**TASK DETAILS:**
Can you find the lines of the listing that include "this" and copy every one?

**DATA FOR PROCESSING:**
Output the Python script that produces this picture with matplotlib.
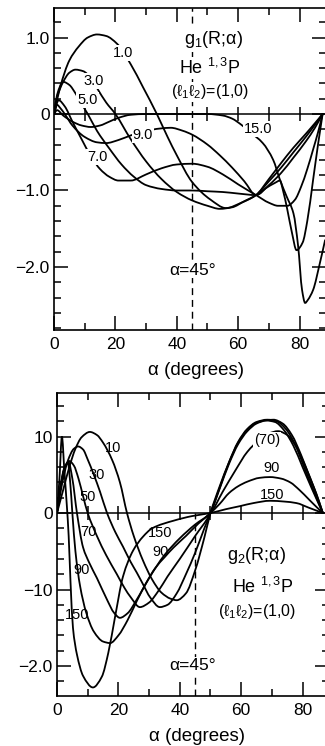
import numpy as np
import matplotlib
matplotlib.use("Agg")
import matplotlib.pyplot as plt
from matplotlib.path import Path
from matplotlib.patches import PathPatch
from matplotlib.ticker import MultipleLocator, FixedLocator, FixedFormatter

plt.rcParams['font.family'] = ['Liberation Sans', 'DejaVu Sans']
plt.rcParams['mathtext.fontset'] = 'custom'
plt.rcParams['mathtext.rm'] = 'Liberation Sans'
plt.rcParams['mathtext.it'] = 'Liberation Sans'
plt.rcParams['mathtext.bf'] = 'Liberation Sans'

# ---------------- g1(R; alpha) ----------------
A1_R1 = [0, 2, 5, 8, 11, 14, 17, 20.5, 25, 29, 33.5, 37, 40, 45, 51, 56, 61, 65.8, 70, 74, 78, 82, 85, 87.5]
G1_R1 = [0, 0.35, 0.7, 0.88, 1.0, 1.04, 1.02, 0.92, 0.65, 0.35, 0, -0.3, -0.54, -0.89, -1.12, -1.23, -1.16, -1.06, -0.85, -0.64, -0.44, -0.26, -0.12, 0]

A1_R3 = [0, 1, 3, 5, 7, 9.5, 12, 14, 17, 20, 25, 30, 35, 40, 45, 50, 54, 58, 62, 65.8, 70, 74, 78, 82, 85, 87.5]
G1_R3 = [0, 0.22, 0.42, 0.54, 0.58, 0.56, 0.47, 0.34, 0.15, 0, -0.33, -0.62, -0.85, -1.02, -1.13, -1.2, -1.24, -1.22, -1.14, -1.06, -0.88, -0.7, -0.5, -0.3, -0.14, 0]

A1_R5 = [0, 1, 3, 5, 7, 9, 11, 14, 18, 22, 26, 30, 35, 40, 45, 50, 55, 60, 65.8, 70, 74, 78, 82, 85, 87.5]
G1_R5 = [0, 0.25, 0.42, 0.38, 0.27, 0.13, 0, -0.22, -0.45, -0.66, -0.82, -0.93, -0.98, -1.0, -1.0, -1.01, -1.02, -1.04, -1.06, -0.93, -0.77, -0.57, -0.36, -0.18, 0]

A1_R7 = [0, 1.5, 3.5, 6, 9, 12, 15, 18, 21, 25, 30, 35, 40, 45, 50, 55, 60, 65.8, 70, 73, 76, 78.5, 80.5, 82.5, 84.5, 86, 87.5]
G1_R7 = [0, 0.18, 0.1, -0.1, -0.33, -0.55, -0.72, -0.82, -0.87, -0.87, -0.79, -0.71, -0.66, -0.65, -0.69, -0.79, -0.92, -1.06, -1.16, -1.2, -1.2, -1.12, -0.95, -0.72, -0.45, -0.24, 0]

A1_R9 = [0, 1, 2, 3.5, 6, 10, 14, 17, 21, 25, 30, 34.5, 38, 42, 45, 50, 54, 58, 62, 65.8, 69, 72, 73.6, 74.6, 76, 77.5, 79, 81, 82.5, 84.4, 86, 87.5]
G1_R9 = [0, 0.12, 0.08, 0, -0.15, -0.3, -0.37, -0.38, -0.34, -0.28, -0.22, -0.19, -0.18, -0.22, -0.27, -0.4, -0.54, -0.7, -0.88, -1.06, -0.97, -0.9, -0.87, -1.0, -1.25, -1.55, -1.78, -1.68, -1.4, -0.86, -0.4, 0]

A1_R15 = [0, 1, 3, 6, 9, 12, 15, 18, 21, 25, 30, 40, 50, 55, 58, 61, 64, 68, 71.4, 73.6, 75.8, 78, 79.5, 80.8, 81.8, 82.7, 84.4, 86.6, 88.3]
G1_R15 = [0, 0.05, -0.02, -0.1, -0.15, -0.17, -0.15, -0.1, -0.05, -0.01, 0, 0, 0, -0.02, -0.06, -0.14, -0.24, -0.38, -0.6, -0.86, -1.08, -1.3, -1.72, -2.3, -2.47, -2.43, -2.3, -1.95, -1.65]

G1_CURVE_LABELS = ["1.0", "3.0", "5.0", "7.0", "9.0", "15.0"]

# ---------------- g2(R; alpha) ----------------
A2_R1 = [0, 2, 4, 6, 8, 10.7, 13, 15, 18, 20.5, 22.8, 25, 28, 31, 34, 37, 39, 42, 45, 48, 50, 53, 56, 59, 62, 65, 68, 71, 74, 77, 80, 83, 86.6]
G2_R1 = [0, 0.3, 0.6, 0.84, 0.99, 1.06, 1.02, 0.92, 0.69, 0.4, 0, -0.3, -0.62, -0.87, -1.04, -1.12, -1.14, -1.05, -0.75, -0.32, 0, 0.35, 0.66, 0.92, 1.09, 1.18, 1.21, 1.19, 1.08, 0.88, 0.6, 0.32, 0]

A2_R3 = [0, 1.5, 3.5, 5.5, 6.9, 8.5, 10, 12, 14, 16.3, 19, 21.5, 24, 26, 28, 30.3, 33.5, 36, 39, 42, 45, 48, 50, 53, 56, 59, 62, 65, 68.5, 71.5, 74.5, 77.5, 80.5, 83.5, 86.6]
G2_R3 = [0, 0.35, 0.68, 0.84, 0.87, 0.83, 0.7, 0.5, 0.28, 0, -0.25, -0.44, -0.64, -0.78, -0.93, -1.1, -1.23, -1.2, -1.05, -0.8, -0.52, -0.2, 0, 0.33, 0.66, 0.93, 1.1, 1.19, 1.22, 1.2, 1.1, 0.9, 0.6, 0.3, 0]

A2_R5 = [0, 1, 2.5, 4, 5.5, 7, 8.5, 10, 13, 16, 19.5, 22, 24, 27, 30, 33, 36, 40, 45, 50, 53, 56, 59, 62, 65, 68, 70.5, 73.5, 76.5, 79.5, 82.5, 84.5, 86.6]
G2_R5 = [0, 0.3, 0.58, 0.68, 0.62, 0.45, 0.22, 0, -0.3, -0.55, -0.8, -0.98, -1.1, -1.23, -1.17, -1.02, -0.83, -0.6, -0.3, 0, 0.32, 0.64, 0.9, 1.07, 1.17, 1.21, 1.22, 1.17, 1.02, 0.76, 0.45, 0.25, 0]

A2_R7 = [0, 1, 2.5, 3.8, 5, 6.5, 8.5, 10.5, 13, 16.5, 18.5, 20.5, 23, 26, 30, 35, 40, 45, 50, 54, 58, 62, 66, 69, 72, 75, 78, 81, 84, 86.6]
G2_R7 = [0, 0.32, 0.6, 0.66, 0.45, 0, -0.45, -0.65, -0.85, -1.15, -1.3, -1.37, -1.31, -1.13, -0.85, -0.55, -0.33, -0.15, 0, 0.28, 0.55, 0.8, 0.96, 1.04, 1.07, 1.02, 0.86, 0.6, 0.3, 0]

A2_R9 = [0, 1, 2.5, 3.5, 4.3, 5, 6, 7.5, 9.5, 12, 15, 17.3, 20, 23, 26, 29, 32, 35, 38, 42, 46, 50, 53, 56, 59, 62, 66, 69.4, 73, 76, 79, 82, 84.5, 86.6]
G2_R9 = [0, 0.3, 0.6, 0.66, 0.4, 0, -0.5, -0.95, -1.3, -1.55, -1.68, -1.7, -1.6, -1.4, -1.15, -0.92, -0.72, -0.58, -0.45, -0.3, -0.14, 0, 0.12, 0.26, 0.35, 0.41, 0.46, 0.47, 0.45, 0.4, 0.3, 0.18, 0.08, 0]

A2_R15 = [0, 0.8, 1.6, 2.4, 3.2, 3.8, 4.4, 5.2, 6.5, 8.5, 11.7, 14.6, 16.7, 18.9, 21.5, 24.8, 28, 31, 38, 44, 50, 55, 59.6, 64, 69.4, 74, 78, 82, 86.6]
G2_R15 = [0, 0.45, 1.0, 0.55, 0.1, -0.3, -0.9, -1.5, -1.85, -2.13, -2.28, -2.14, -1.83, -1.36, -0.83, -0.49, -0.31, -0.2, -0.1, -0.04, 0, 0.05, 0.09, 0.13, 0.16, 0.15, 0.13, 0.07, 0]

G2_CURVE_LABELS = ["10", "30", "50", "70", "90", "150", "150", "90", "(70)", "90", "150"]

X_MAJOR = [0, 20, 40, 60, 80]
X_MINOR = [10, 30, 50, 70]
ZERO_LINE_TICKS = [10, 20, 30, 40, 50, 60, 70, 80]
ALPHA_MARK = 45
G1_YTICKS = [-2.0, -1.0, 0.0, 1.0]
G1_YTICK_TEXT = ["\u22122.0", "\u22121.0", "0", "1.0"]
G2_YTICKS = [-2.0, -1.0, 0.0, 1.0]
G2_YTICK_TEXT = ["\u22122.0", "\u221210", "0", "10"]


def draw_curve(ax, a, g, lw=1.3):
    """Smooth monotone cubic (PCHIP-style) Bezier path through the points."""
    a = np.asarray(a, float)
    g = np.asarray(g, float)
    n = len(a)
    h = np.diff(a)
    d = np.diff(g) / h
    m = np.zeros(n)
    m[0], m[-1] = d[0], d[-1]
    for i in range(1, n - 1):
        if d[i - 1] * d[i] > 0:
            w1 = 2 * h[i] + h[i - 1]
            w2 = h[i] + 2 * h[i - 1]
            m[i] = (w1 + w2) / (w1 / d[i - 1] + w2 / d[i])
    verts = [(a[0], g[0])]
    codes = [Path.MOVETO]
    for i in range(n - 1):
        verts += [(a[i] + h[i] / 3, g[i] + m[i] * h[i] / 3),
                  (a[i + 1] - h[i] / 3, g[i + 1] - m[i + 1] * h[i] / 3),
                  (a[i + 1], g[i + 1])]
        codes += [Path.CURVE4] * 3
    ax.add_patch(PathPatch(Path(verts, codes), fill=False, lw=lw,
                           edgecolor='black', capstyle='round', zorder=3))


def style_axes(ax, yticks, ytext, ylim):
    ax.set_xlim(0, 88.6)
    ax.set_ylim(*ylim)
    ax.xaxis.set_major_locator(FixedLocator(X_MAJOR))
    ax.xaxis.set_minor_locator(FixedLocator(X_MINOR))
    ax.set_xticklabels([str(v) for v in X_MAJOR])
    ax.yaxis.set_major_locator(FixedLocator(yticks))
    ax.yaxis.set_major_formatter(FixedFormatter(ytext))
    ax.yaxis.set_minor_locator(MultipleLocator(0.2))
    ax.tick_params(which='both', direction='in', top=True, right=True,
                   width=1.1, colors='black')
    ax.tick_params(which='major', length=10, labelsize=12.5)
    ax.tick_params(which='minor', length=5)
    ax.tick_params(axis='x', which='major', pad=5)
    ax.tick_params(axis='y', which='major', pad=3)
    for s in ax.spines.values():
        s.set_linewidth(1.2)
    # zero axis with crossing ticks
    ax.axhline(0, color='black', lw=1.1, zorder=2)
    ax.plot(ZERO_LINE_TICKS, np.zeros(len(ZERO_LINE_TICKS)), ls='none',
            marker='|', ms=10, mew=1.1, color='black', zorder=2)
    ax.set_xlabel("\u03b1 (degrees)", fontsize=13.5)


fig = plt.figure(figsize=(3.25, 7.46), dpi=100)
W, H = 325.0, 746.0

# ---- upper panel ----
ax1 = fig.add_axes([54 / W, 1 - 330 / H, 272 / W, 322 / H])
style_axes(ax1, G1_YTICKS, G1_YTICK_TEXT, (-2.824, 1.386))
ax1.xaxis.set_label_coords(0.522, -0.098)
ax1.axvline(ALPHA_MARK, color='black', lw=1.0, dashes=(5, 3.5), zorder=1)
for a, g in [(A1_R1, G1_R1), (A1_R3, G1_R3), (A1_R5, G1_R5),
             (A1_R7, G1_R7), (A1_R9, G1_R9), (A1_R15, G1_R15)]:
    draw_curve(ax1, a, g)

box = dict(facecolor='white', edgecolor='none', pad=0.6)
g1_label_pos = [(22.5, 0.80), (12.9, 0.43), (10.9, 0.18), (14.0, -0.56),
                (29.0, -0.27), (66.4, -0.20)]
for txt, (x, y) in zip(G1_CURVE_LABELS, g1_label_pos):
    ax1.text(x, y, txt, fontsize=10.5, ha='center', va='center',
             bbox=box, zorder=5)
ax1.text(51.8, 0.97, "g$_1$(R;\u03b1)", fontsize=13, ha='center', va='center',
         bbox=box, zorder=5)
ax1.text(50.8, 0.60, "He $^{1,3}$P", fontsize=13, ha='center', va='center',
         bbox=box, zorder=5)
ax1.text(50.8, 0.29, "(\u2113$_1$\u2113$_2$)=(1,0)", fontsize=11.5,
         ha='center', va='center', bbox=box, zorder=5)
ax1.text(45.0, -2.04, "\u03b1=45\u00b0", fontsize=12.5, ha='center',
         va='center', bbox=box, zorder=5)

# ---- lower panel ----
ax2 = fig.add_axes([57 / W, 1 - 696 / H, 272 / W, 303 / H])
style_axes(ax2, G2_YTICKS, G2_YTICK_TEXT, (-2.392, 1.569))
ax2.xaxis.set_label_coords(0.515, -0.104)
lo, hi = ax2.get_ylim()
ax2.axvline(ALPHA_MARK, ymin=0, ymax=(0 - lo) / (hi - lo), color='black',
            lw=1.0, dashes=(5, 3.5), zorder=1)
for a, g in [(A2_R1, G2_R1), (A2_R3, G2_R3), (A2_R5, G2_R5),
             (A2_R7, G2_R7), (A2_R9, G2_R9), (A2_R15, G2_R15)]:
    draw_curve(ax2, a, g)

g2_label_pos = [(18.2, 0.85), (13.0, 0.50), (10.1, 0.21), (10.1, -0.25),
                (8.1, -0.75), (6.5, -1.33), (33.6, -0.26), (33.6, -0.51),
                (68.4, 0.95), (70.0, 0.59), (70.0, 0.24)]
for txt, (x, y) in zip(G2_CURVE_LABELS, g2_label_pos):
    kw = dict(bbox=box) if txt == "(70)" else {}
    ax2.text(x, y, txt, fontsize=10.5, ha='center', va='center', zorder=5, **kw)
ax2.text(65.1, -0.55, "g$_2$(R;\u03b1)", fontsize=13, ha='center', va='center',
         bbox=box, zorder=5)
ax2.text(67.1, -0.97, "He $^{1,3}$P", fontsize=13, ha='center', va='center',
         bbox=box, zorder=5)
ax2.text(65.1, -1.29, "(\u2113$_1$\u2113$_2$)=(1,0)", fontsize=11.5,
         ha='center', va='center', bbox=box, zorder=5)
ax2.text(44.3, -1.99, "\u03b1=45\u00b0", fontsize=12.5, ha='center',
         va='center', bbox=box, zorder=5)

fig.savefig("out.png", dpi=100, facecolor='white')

* * *

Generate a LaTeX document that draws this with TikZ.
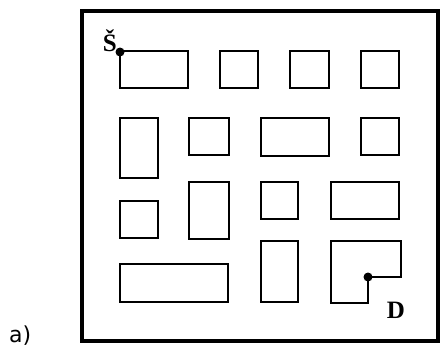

==

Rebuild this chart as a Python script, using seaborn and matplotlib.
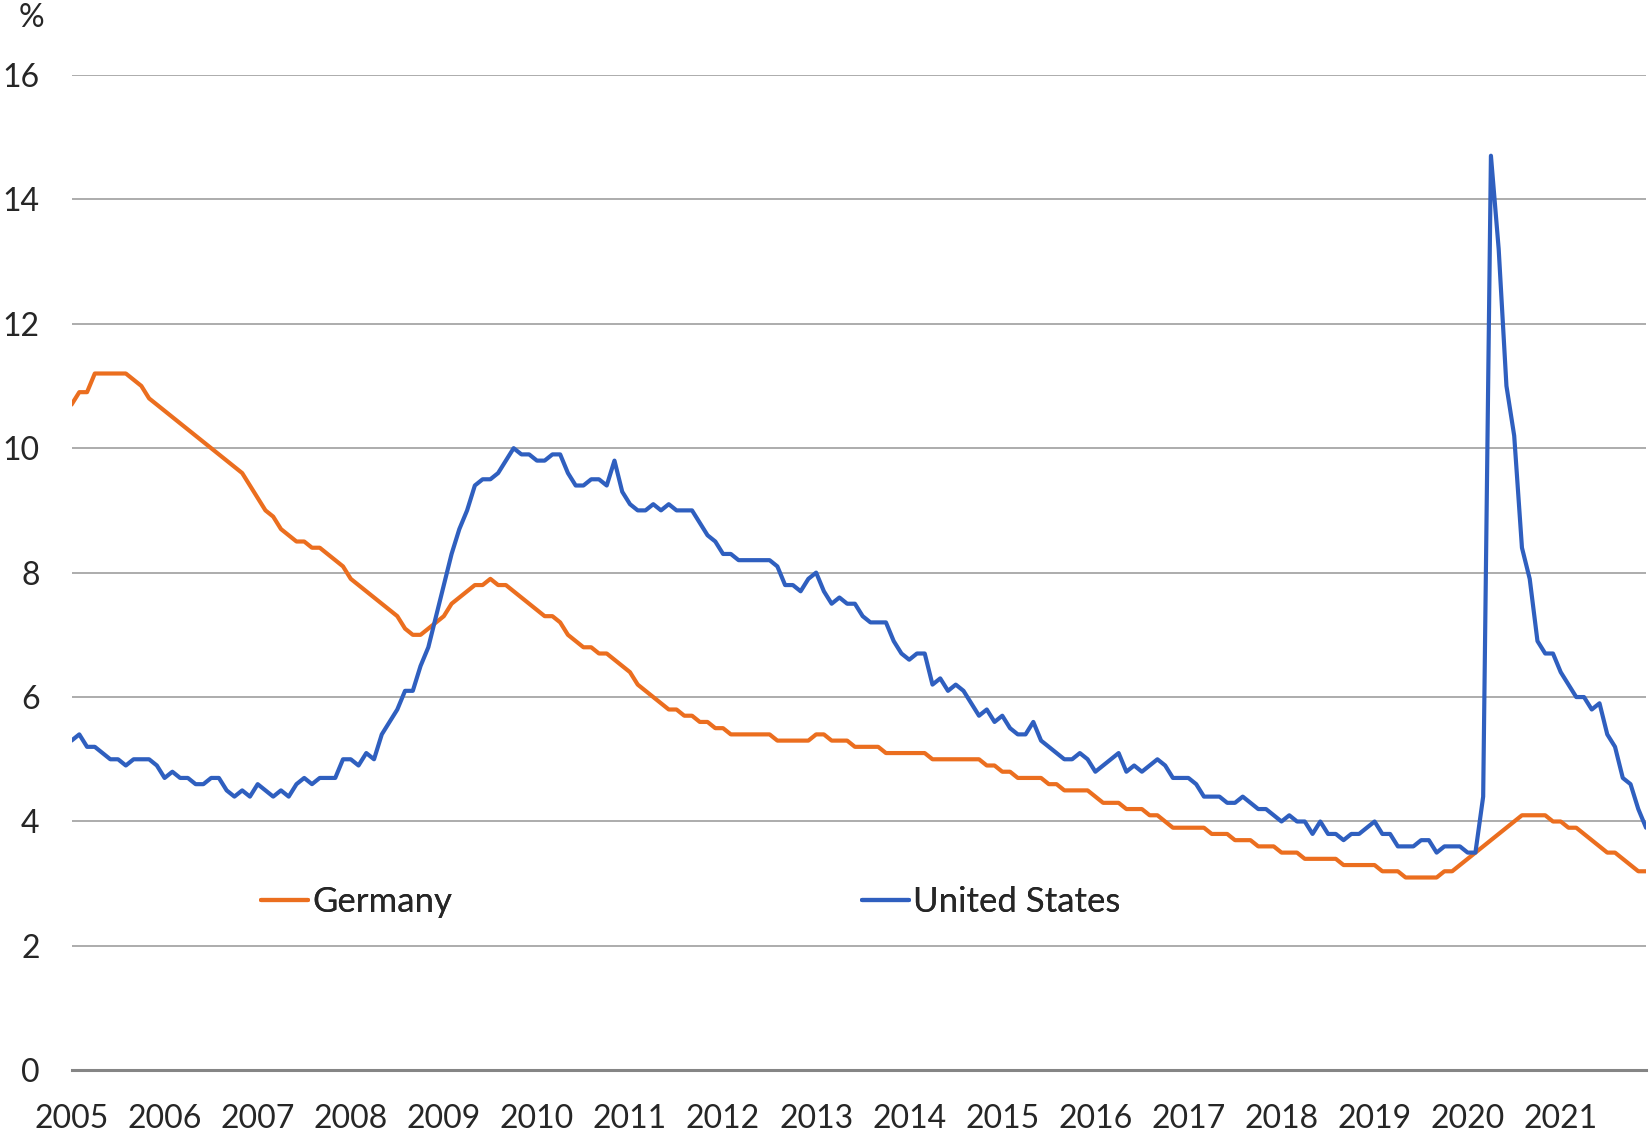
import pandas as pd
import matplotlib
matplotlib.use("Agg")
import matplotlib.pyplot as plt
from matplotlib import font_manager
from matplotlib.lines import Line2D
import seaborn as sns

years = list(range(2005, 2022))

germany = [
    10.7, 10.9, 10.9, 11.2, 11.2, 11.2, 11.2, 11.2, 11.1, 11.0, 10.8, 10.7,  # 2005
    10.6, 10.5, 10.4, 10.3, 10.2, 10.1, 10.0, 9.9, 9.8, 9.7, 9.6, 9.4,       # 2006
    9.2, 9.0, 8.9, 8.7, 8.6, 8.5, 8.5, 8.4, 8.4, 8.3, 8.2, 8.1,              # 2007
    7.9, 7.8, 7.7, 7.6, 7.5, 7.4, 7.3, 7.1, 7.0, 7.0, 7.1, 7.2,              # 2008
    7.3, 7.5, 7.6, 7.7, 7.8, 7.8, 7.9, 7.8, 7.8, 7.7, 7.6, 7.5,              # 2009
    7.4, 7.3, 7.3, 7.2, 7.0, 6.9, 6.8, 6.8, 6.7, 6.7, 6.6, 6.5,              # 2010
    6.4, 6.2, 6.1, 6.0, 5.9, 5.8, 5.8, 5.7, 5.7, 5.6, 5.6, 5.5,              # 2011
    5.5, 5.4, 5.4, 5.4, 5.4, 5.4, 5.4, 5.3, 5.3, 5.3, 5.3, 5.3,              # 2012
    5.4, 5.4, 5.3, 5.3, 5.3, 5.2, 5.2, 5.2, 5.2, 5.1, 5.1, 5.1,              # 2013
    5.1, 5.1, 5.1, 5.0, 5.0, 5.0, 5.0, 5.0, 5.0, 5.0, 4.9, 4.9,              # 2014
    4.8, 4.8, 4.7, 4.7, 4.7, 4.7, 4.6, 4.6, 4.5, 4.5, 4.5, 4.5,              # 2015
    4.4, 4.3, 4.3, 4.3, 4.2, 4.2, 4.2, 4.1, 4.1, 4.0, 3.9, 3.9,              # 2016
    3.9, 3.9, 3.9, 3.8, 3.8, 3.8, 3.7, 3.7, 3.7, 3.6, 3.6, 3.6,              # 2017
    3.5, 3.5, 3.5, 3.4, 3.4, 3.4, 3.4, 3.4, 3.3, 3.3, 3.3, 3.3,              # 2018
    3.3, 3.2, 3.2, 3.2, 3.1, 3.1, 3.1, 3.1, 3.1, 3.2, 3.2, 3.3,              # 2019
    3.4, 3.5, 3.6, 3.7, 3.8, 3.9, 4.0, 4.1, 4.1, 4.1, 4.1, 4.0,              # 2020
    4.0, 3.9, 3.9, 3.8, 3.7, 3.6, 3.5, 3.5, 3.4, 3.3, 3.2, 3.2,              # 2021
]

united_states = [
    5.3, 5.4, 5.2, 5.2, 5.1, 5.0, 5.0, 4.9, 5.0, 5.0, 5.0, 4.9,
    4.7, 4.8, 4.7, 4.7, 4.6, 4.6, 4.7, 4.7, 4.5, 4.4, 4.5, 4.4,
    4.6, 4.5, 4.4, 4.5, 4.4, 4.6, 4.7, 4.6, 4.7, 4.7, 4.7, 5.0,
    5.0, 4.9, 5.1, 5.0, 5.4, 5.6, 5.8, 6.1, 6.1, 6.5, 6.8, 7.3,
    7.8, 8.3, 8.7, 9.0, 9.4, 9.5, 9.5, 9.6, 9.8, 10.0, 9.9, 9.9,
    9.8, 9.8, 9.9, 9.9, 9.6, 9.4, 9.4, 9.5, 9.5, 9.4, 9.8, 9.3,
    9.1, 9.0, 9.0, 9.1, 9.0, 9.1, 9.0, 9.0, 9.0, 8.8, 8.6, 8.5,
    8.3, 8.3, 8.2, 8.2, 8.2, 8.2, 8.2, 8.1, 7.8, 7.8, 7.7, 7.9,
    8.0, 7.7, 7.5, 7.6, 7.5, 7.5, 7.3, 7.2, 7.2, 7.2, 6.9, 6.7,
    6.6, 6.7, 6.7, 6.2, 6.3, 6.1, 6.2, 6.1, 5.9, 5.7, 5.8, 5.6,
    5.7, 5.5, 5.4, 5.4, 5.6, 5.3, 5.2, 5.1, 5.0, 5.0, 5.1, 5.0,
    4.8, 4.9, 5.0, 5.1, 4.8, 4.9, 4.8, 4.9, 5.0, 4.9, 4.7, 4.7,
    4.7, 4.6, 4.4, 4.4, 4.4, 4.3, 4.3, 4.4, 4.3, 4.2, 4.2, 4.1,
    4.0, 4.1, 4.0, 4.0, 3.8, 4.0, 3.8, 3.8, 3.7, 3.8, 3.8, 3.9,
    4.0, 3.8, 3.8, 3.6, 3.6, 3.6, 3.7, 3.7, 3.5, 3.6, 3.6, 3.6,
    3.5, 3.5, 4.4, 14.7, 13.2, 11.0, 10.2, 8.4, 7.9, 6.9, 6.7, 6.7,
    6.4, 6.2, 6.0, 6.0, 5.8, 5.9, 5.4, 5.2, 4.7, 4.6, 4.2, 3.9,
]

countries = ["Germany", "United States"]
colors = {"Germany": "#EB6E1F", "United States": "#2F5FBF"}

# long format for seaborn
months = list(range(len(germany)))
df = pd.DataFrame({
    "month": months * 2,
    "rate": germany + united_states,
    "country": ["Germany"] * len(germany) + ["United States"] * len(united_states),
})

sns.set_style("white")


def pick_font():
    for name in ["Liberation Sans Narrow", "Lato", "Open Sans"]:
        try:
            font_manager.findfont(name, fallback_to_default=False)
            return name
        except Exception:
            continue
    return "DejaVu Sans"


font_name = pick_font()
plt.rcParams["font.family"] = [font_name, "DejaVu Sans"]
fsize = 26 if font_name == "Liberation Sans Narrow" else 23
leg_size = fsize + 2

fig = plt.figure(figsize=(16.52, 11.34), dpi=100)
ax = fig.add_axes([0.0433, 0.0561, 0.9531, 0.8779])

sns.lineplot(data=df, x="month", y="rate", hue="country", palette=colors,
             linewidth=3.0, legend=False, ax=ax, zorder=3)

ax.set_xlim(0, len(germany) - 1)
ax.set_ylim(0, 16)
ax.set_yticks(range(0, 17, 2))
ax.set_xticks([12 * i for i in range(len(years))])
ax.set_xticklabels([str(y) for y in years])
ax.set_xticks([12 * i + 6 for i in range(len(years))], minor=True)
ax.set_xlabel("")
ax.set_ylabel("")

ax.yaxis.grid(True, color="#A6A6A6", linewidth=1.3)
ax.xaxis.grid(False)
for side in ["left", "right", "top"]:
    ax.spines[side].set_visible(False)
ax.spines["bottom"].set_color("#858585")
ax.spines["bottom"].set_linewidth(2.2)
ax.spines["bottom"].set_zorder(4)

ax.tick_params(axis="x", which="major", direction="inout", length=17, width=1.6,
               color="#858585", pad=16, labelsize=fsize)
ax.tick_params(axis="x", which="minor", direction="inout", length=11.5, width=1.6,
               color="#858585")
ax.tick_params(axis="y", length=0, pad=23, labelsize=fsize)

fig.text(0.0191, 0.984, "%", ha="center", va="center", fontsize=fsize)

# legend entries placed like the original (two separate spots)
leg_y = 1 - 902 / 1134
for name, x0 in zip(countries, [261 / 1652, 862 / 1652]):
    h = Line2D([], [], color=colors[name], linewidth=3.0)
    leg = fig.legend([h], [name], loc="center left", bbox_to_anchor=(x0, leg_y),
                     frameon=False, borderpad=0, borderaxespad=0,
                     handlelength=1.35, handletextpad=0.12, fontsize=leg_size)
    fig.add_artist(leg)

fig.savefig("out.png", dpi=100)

**WRITTEN RESPONSE:**
Output the Python script that produces this picture with matplotlib.
Generate a LaTeX document that draws this with TikZ.
Rebuild this chart as a Python script, using seaborn and matplotlib.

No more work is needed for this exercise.